-- The problem --
Write out each line word for word. Drop pictures.

-- Data provided --
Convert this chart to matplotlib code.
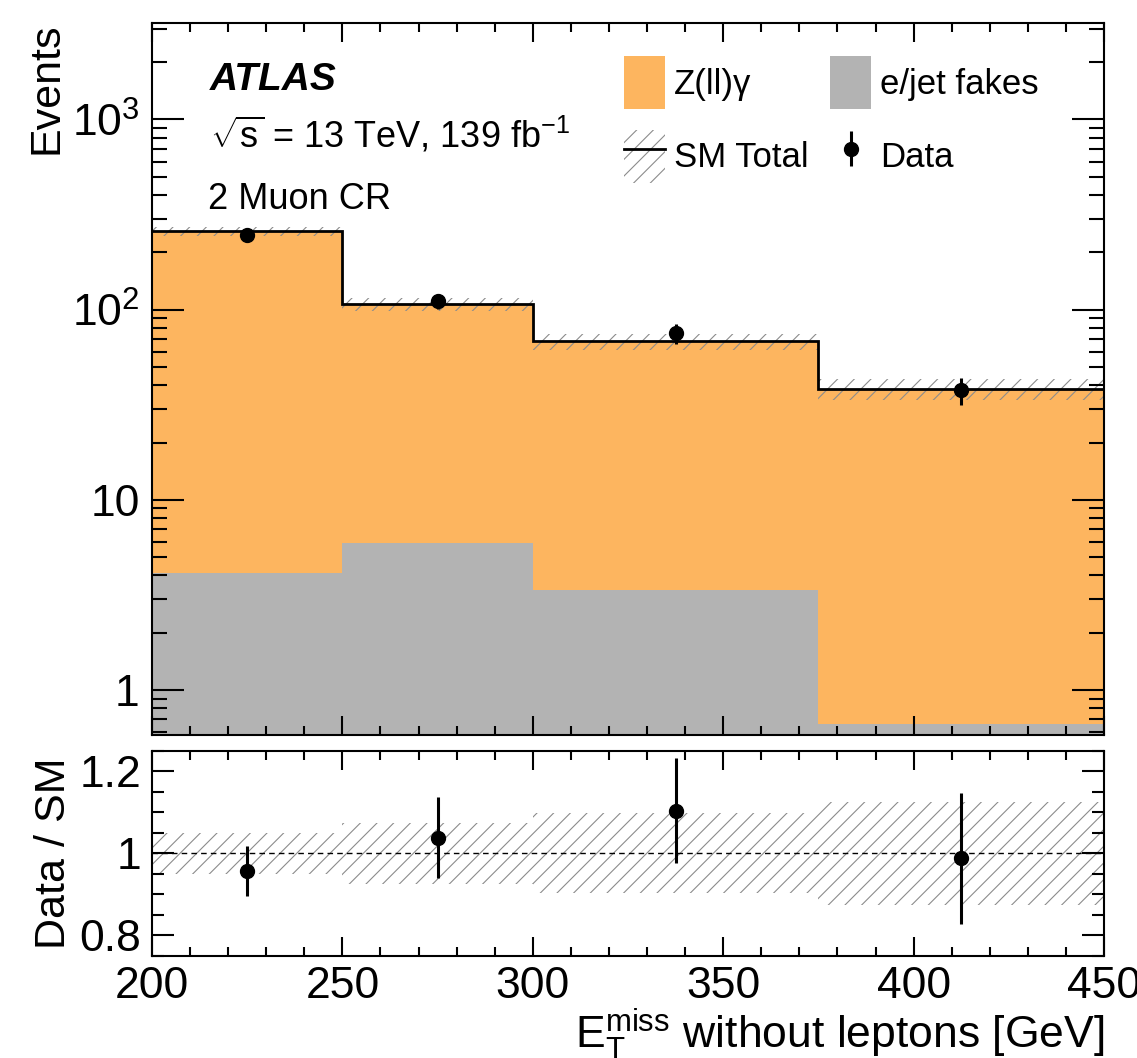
import numpy as np
import matplotlib
matplotlib.use("Agg")
import matplotlib.pyplot as plt
from matplotlib.patches import Patch
from matplotlib.lines import Line2D
from matplotlib.ticker import MultipleLocator, LogLocator, FuncFormatter, NullFormatter

# bins in E_T^miss [GeV]
bin_edges = [200, 250, 300, 375, 450]
# stacked backgrounds
zllg = [254.0, 101.0, 64.6, 37.5]
fakes = [4.1, 5.9, 3.36, 0.66]
# relative uncertainty on SM total
sm_rel_unc = [0.05, 0.075, 0.097, 0.125]
# data
data = [247, 111, 75, 37.7]
data_err = [15.7, 10.5, 8.7, 6.1]

plt.rcParams['font.family'] = ['Liberation Sans', 'DejaVu Sans']
plt.rcParams['mathtext.fontset'] = 'custom'
plt.rcParams['mathtext.rm'] = 'Liberation Sans'
plt.rcParams['mathtext.it'] = 'Liberation Sans:italic'
plt.rcParams['mathtext.bf'] = 'Liberation Sans:bold'
plt.rcParams['hatch.linewidth'] = 0.8
plt.rcParams['axes.linewidth'] = 1.5

orange = '#fdb55f'
grey = '#b3b3b3'
hatch_col = '#8c8c8c'

edges = np.array(bin_edges, dtype=float)
centers = (edges[:-1] + edges[1:]) / 2
zllg = np.array(zllg)
fakes = np.array(fakes)
total = zllg + fakes
unc = np.array(sm_rel_unc)
data = np.array(data, dtype=float)
data_err = np.array(data_err)

fig = plt.figure(figsize=(11.37, 10.58), dpi=100)
ax = fig.add_axes([0.1337, 0.3053, 0.8373, 0.6734])
rax = fig.add_axes([0.1337, 0.0964, 0.8373, 0.1941])

# main panel
ax.stairs(total, edges, baseline=1e-3, fill=True, color=orange, lw=0)
ax.stairs(fakes, edges, baseline=1e-3, fill=True, color=grey, lw=0)
ax.stairs(total * (1 + unc), edges, baseline=total * (1 - unc), fill=True,
          facecolor='none', edgecolor=hatch_col, hatch='//', lw=0)
ax.stairs(total, edges, baseline=None, color='k', lw=2)
dat = ax.errorbar(centers, data, yerr=data_err, fmt='o', color='k', ms=10,
                  elinewidth=2.2, capsize=0)

ax.set_yscale('log')
ax.set_xlim(200, 450)
ax.set_ylim(0.58, 3230)
ax.set_ylabel('Events', fontsize=31, loc='top', labelpad=4)

ax.xaxis.set_major_locator(MultipleLocator(50))
ax.xaxis.set_minor_locator(MultipleLocator(10))
ax.yaxis.set_major_locator(LogLocator(base=10))
ax.yaxis.set_minor_locator(LogLocator(base=10, subs=np.arange(2, 10)))
ax.yaxis.set_minor_formatter(NullFormatter())


def log_fmt(v, pos):
    e = int(round(np.log10(v)))
    if e == 0:
        return '1'
    if e == 1:
        return '10'
    return '$10^{%d}$' % e


ax.yaxis.set_major_formatter(FuncFormatter(log_fmt))
ax.tick_params(which='both', direction='in', top=True, right=True, width=1.5,
               labelsize=32, labelbottom=False)
ax.tick_params(axis='x', which='major', length=13.5)
ax.tick_params(axis='x', which='minor', length=6.5)
ax.tick_params(axis='y', which='major', length=23, pad=9)
ax.tick_params(axis='y', which='minor', length=11)

ax.text(0.061, 0.905, 'ATLAS', transform=ax.transAxes, fontsize=28,
        fontweight='bold', fontstyle='italic', va='baseline')
ax.text(0.061, 0.824, r'$\sqrt{\mathrm{s}}$ = 13 TeV, 139 fb$^{-1}$',
        transform=ax.transAxes, fontsize=26, va='baseline')
ax.text(0.059, 0.738, '2 Muon CR', transform=ax.transAxes, fontsize=26,
        va='baseline')

h_z = Patch(facecolor=orange, edgecolor='none')
h_f = Patch(facecolor=grey, edgecolor='none')
h_sm = (Patch(facecolor='none', edgecolor=hatch_col, hatch='//', lw=0),
        Line2D([], [], color='k', lw=2))
ax.legend([h_z, h_sm, h_f, dat], ['Z(ll)γ', 'SM Total', 'e/jet fakes', 'Data'],
          ncol=2, loc='upper left', bbox_to_anchor=(0.496, 0.953), frameon=False,
          fontsize=25, handlelength=1.18, handleheight=1.97, handletextpad=0.25,
          columnspacing=0.63, labelspacing=0.6, borderpad=0, borderaxespad=0)

# ratio panel
ratio = data / total
ratio_err = data_err / total
rax.stairs(1 + unc, edges, baseline=1 - unc, fill=True, facecolor='none',
           edgecolor=hatch_col, hatch='//', lw=0)
rax.axhline(1, color='k', ls=(0, (4, 3)), lw=1)
rax.errorbar(centers, ratio, yerr=ratio_err, fmt='o', color='k', ms=10,
             elinewidth=2.2, capsize=0)
rax.set_xlim(200, 450)
rax.set_ylim(0.75, 1.25)
rax.xaxis.set_major_locator(MultipleLocator(50))
rax.xaxis.set_minor_locator(MultipleLocator(10))
rax.yaxis.set_major_locator(MultipleLocator(0.2))
rax.yaxis.set_minor_locator(MultipleLocator(0.05))
rax.yaxis.set_major_formatter(FuncFormatter(lambda v, p: '%g' % round(v, 2)))
rax.tick_params(which='both', direction='in', top=True, right=True, width=1.5,
                labelsize=32)
rax.tick_params(axis='x', which='major', length=13.5, pad=7)
rax.tick_params(axis='x', which='minor', length=6.5)
rax.tick_params(axis='y', which='major', length=16, pad=8)
rax.tick_params(axis='y', which='minor', length=8.5)
rax.set_ylabel('Data / SM', fontsize=31, labelpad=4)
rax.set_xlabel(r'$\mathrm{E}_{\mathrm{T}}^{\mathrm{miss}}$ without leptons [GeV]',
               fontsize=32, loc='right', labelpad=0)

fig.savefig('out.png', dpi=100)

-- Result of this task --
Convert this chart to matplotlib code.
import numpy as np
import matplotlib
matplotlib.use("Agg")
import matplotlib.pyplot as plt
from matplotlib.patches import Patch
from matplotlib.lines import Line2D
from matplotlib.ticker import MultipleLocator, LogLocator, FuncFormatter, NullFormatter

# bins in E_T^miss [GeV]
bin_edges = [200, 250, 300, 375, 450]
# stacked backgrounds
zllg = [254.0, 101.0, 64.6, 37.5]
fakes = [4.1, 5.9, 3.36, 0.66]
# relative uncertainty on SM total
sm_rel_unc = [0.05, 0.075, 0.097, 0.125]
# data
data = [247, 111, 75, 37.7]
data_err = [15.7, 10.5, 8.7, 6.1]

plt.rcParams['font.family'] = ['Liberation Sans', 'DejaVu Sans']
plt.rcParams['mathtext.fontset'] = 'custom'
plt.rcParams['mathtext.rm'] = 'Liberation Sans'
plt.rcParams['mathtext.it'] = 'Liberation Sans:italic'
plt.rcParams['mathtext.bf'] = 'Liberation Sans:bold'
plt.rcParams['hatch.linewidth'] = 0.8
plt.rcParams['axes.linewidth'] = 1.5

orange = '#fdb55f'
grey = '#b3b3b3'
hatch_col = '#8c8c8c'

edges = np.array(bin_edges, dtype=float)
centers = (edges[:-1] + edges[1:]) / 2
zllg = np.array(zllg)
fakes = np.array(fakes)
total = zllg + fakes
unc = np.array(sm_rel_unc)
data = np.array(data, dtype=float)
data_err = np.array(data_err)

fig = plt.figure(figsize=(11.37, 10.58), dpi=100)
ax = fig.add_axes([0.1337, 0.3053, 0.8373, 0.6734])
rax = fig.add_axes([0.1337, 0.0964, 0.8373, 0.1941])

# main panel
ax.stairs(total, edges, baseline=1e-3, fill=True, color=orange, lw=0)
ax.stairs(fakes, edges, baseline=1e-3, fill=True, color=grey, lw=0)
ax.stairs(total * (1 + unc), edges, baseline=total * (1 - unc), fill=True,
          facecolor='none', edgecolor=hatch_col, hatch='//', lw=0)
ax.stairs(total, edges, baseline=None, color='k', lw=2)
dat = ax.errorbar(centers, data, yerr=data_err, fmt='o', color='k', ms=10,
                  elinewidth=2.2, capsize=0)

ax.set_yscale('log')
ax.set_xlim(200, 450)
ax.set_ylim(0.58, 3230)
ax.set_ylabel('Events', fontsize=31, loc='top', labelpad=4)

ax.xaxis.set_major_locator(MultipleLocator(50))
ax.xaxis.set_minor_locator(MultipleLocator(10))
ax.yaxis.set_major_locator(LogLocator(base=10))
ax.yaxis.set_minor_locator(LogLocator(base=10, subs=np.arange(2, 10)))
ax.yaxis.set_minor_formatter(NullFormatter())


def log_fmt(v, pos):
    e = int(round(np.log10(v)))
    if e == 0:
        return '1'
    if e == 1:
        return '10'
    return '$10^{%d}$' % e


ax.yaxis.set_major_formatter(FuncFormatter(log_fmt))
ax.tick_params(which='both', direction='in', top=True, right=True, width=1.5,
               labelsize=32, labelbottom=False)
ax.tick_params(axis='x', which='major', length=13.5)
ax.tick_params(axis='x', which='minor', length=6.5)
ax.tick_params(axis='y', which='major', length=23, pad=9)
ax.tick_params(axis='y', which='minor', length=11)

ax.text(0.061, 0.905, 'ATLAS', transform=ax.transAxes, fontsize=28,
        fontweight='bold', fontstyle='italic', va='baseline')
ax.text(0.061, 0.824, r'$\sqrt{\mathrm{s}}$ = 13 TeV, 139 fb$^{-1}$',
        transform=ax.transAxes, fontsize=26, va='baseline')
ax.text(0.059, 0.738, '2 Muon CR', transform=ax.transAxes, fontsize=26,
        va='baseline')

h_z = Patch(facecolor=orange, edgecolor='none')
h_f = Patch(facecolor=grey, edgecolor='none')
h_sm = (Patch(facecolor='none', edgecolor=hatch_col, hatch='//', lw=0),
        Line2D([], [], color='k', lw=2))
ax.legend([h_z, h_sm, h_f, dat], ['Z(ll)γ', 'SM Total', 'e/jet fakes', 'Data'],
          ncol=2, loc='upper left', bbox_to_anchor=(0.496, 0.953), frameon=False,
          fontsize=25, handlelength=1.18, handleheight=1.97, handletextpad=0.25,
          columnspacing=0.63, labelspacing=0.6, borderpad=0, borderaxespad=0)

# ratio panel
ratio = data / total
ratio_err = data_err / total
rax.stairs(1 + unc, edges, baseline=1 - unc, fill=True, facecolor='none',
           edgecolor=hatch_col, hatch='//', lw=0)
rax.axhline(1, color='k', ls=(0, (4, 3)), lw=1)
rax.errorbar(centers, ratio, yerr=ratio_err, fmt='o', color='k', ms=10,
             elinewidth=2.2, capsize=0)
rax.set_xlim(200, 450)
rax.set_ylim(0.75, 1.25)
rax.xaxis.set_major_locator(MultipleLocator(50))
rax.xaxis.set_minor_locator(MultipleLocator(10))
rax.yaxis.set_major_locator(MultipleLocator(0.2))
rax.yaxis.set_minor_locator(MultipleLocator(0.05))
rax.yaxis.set_major_formatter(FuncFormatter(lambda v, p: '%g' % round(v, 2)))
rax.tick_params(which='both', direction='in', top=True, right=True, width=1.5,
                labelsize=32)
rax.tick_params(axis='x', which='major', length=13.5, pad=7)
rax.tick_params(axis='x', which='minor', length=6.5)
rax.tick_params(axis='y', which='major', length=16, pad=8)
rax.tick_params(axis='y', which='minor', length=8.5)
rax.set_ylabel('Data / SM', fontsize=31, labelpad=4)
rax.set_xlabel(r'$\mathrm{E}_{\mathrm{T}}^{\mathrm{miss}}$ without leptons [GeV]',
               fontsize=32, loc='right', labelpad=0)

fig.savefig('out.png', dpi=100)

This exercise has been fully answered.